Quand j’ai compris ça, et que j’ai proposé à Abou les deux actrices - ça m’a paru un peu comme une évidence- j’ai trouvé Gaya et Maya.

MLB : Dans ce projet, quel été ton rôle dans la création ?

Mikaël Serre : Au départ, on ne sait jamais. Parce que la mise en scène ne se réduit pas à la direction d’acteur : c’est aussi la question du sens et des situations.

Quand on a commencé, très vite, on a réunis les acteurs et les danseurs sur le plateau.

Les deux ou trois premières semaines, on regardait ce que faisaient les danseurs et inversement, les danseurs venaient voir ce que je travaillais avec les actrices. On créait un peu chacun de notre coté. Souvent l’après midi on se montrer un peu les choses. Puis, très vite, n a travaillé tous ensemble.

Par exemple au début - le thème des femmes qui sont traversées par des pensées, des rêves- ça, c’est typiquement de la mise en scène. Parce que le Quantique des Quantiques est écrit comme un chant, du coup, pour les actrices il faut trouver un ancrage, quelque chose de concret, un sol, des situations.

Il y a un travail à faire pour éviter que ce soit une simple parole poétique, éthérée, un peu vide.

Nous, on construisait, ce que le spectateur ne peut pas toujours détecter, pour éviter que les actrices soient larguées sur scène, à dire des jolies mots et des jolies phrases.

Ca fait partie de la mise en scène : des situations, des motivations de jeu, qui sont intérieures, très personnelles, liées à une pensée qu’on a sur le texte.

MLB : Quelles ont été tes références pour aborder cette œuvre ?

Mikaël Serre : Déjà l’amour.
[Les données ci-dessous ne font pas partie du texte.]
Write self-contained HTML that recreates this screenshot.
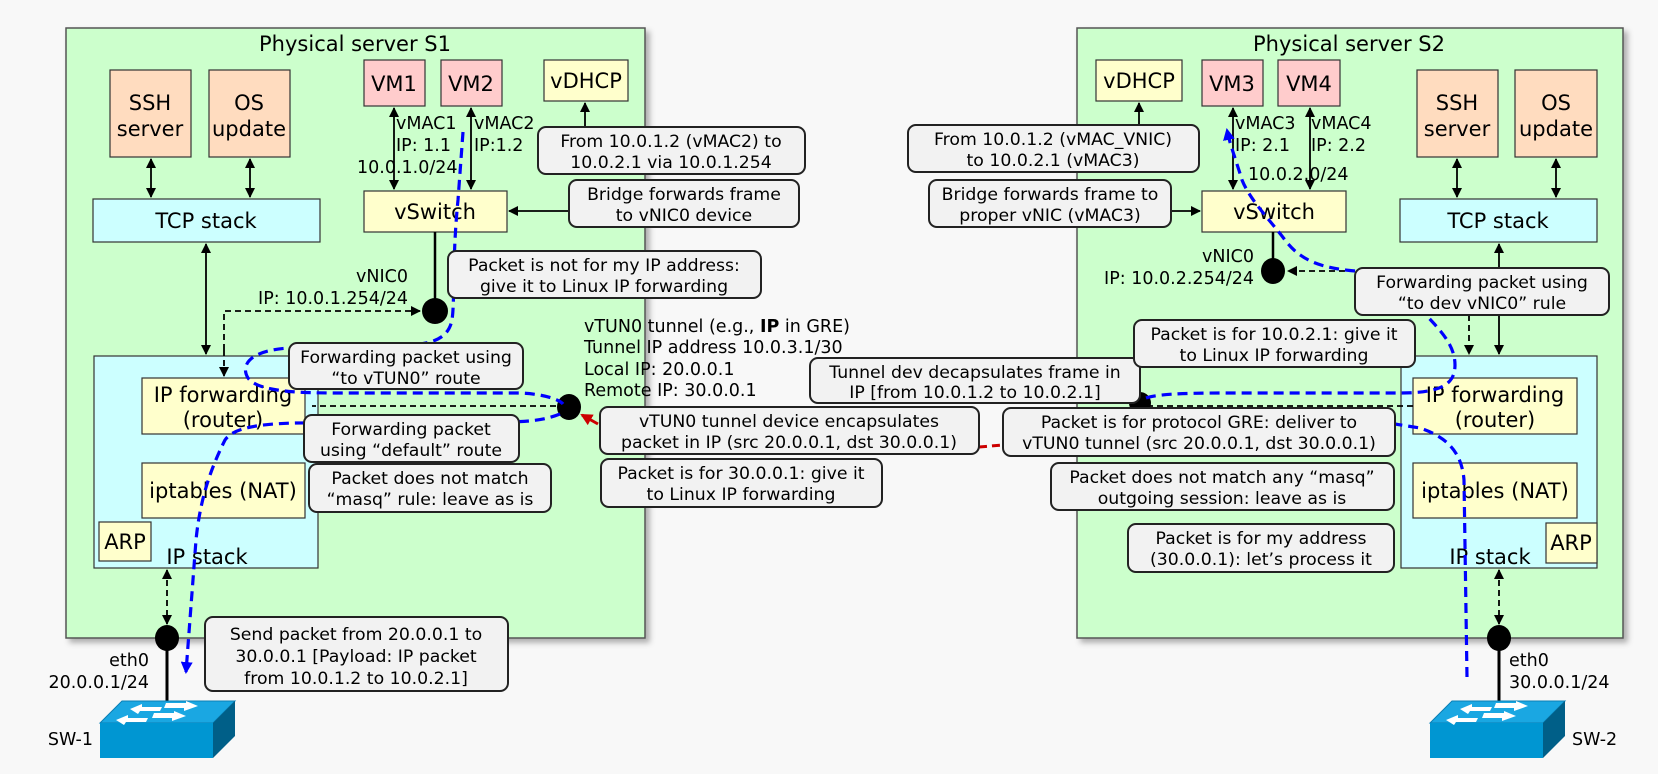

Toujours, à chaque fois, se poser la question : qu’est ce que c’est que cet amour ? Comment le traduit-on maintenant ? La Charte Européenne, c’est une application concrète de ce sentiment là. Par exemple, il y a eu de la part d’Abou, la situation de Ludovic qui se fait cracher dessus. C’est la question des homosexuels dans les pays du Maghreb, en Algérie. C’est un questionnement concret : qu’est ce qu’on fait des frustrations, des non-dits ? Des rejets ?

Il y a aussi des thèmes qui sont plus ou moins présent dans le Quantique, par exemple la scène du viol. Ce n’est pas explicite, mais quand même, c’est le tableau de la Sulamite.

MLB: Est-ce que tu as dirigé les danseurs ?

Mikaël Serre : Non, parce que c’est trop « technique ». Evidemment, il y a les retours dans lesquels je peux partager ce que je vois, ce que je trouve juste et décrire des états. Tout comme Abou peut dire s'il a trouvé, chez les actrices, un manque de clarté dans le jeu par exemple.